Your task » Reproduce, character for character, the lines below from the first through the one with "from bokeh.resources import INLINE". Leave pictures out.

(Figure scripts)
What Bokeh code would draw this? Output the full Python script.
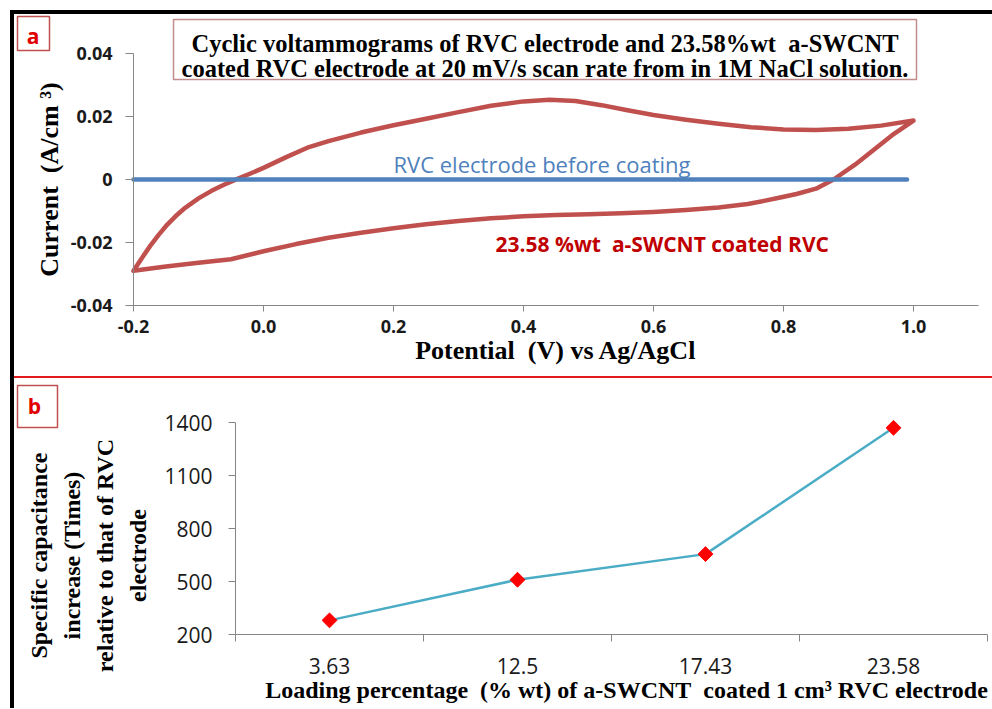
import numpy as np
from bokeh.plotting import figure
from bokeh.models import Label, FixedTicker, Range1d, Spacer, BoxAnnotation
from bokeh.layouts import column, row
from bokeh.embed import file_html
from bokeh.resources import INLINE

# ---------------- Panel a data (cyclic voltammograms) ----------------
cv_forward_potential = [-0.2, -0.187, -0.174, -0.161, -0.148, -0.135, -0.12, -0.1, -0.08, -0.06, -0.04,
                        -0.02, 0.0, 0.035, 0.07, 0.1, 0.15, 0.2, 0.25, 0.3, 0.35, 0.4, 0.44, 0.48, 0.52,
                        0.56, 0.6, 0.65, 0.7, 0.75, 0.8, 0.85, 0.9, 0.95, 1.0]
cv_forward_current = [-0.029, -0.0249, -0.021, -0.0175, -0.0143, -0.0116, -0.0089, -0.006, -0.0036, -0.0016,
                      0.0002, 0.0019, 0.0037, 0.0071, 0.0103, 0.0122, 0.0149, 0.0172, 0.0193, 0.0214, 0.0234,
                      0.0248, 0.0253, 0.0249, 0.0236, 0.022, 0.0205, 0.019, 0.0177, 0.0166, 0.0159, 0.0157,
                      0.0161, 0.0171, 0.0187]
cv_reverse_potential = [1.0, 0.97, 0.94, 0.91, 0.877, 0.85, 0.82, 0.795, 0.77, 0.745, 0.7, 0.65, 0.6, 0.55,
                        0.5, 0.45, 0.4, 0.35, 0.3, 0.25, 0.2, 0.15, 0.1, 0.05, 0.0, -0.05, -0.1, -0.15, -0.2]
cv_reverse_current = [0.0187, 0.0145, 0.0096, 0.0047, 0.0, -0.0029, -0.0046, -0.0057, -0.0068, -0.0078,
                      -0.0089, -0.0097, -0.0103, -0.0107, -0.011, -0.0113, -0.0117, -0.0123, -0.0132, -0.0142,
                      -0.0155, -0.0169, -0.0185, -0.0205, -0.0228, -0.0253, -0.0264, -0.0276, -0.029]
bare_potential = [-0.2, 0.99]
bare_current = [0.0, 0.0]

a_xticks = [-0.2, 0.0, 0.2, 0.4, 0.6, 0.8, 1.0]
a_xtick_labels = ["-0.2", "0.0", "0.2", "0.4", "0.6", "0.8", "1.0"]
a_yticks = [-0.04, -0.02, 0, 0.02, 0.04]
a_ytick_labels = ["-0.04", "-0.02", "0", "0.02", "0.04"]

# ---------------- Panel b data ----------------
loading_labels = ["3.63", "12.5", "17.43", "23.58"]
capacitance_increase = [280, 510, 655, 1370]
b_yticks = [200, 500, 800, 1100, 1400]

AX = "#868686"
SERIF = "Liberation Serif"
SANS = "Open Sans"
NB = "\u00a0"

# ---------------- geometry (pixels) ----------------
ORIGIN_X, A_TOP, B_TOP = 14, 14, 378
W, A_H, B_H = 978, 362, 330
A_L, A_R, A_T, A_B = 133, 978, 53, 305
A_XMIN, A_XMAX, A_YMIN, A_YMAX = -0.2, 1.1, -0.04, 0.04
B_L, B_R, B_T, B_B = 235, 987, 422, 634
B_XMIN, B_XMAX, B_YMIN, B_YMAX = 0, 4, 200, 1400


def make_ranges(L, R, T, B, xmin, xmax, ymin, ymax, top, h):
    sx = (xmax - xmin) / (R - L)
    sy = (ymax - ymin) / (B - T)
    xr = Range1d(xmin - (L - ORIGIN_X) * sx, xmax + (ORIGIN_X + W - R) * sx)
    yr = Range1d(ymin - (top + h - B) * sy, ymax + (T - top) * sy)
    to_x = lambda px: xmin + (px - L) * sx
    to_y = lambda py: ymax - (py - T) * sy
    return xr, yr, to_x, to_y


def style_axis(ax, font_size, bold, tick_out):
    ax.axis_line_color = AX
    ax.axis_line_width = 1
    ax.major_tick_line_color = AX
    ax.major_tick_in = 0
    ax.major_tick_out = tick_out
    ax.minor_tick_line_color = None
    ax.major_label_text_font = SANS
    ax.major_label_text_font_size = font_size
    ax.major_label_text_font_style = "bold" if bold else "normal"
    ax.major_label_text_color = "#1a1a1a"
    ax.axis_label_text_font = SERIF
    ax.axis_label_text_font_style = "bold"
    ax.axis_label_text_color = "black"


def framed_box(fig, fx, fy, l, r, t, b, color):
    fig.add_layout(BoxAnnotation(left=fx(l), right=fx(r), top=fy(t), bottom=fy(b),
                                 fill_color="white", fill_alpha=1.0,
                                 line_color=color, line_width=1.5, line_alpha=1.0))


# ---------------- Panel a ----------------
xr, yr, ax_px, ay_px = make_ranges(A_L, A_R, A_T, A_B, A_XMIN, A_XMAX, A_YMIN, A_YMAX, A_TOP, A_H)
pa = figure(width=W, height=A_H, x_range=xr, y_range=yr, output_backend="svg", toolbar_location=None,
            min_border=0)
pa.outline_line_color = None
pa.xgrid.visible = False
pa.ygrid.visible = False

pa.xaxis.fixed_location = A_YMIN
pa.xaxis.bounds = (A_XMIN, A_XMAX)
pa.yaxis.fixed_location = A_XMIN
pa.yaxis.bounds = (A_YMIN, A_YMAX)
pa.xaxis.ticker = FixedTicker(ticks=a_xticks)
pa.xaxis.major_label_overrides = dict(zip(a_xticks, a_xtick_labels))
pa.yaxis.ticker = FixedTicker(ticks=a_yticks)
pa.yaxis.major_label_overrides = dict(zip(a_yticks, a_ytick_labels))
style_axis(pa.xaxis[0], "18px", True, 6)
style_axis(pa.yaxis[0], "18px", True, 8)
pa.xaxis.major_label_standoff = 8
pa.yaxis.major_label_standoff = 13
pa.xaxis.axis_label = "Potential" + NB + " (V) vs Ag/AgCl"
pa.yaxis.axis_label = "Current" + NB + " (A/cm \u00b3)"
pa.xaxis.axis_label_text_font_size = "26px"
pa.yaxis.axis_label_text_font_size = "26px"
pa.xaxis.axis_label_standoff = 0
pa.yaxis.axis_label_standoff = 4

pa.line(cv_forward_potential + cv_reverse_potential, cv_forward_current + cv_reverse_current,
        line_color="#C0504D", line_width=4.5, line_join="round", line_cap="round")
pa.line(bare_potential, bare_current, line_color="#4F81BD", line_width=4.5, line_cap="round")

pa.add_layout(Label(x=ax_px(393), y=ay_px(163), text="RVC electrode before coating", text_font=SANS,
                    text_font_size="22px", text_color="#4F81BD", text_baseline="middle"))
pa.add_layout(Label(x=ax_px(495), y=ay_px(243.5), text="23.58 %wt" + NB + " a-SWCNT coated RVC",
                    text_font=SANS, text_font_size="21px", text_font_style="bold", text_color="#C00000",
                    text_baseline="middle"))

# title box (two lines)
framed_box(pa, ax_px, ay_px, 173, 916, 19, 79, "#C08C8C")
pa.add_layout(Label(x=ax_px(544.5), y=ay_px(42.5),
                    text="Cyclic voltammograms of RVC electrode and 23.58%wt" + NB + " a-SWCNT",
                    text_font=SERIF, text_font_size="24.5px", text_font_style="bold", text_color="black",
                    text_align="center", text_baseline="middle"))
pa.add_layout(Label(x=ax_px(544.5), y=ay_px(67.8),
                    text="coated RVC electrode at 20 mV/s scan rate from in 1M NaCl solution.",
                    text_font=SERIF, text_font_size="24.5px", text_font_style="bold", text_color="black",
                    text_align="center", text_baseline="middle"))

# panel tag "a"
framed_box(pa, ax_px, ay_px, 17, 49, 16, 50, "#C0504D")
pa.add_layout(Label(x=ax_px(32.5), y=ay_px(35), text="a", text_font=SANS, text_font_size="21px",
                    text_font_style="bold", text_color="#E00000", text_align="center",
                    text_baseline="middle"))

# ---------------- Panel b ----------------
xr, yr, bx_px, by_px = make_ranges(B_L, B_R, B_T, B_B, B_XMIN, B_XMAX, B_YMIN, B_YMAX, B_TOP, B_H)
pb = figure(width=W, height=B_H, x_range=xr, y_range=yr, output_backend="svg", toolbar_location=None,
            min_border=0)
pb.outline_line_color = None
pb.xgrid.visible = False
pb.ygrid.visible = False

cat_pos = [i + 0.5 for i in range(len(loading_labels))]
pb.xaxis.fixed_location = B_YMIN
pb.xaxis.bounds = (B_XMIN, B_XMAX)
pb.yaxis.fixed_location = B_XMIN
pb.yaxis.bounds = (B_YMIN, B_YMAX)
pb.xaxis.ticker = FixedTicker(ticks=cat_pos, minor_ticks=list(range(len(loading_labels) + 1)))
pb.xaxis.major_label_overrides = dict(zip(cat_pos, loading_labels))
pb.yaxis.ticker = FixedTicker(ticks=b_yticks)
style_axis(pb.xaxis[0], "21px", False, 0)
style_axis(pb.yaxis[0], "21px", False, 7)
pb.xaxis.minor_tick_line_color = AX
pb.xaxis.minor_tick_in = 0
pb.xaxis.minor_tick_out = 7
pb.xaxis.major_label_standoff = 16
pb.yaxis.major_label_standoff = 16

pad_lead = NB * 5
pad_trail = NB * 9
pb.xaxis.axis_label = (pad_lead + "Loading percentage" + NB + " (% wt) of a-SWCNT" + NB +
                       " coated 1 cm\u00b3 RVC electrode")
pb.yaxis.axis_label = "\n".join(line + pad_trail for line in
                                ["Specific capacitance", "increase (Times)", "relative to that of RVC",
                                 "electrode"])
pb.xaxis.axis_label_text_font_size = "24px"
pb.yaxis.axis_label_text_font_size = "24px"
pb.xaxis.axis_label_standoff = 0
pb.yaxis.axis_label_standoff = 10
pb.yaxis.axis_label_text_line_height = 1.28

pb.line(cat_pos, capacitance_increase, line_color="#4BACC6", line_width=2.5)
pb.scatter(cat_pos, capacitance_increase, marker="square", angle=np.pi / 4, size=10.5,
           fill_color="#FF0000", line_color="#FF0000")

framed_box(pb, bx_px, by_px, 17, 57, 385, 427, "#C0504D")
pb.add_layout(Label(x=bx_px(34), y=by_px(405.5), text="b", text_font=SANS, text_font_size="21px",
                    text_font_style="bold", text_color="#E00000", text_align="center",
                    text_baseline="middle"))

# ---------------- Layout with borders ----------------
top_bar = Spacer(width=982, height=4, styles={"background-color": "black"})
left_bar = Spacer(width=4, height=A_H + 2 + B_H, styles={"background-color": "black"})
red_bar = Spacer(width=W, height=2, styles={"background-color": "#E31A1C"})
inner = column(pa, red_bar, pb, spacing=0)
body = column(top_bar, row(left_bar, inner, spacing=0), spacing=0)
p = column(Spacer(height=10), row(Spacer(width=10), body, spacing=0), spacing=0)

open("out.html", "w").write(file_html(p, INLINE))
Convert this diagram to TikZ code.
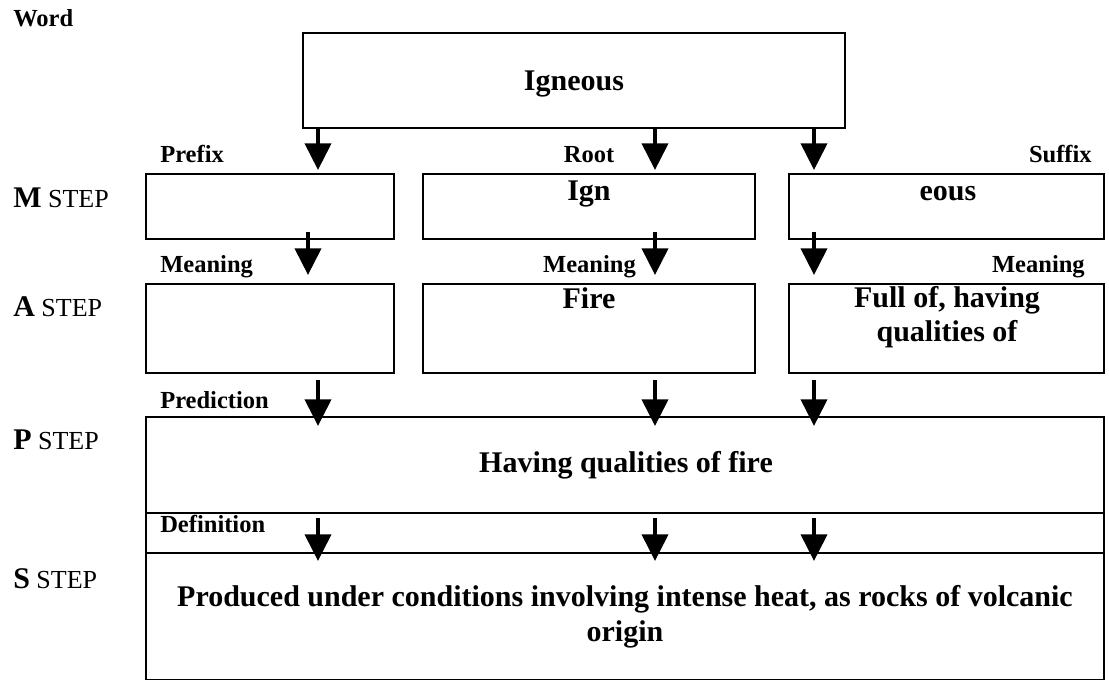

Answer to this task »
What Bokeh code would draw this? Output the full Python script.
import numpy as np
from bokeh.plotting import figure
from bokeh.models import Label, FixedTicker, Range1d, Spacer, BoxAnnotation
from bokeh.layouts import column, row
from bokeh.embed import file_html
from bokeh.resources import INLINE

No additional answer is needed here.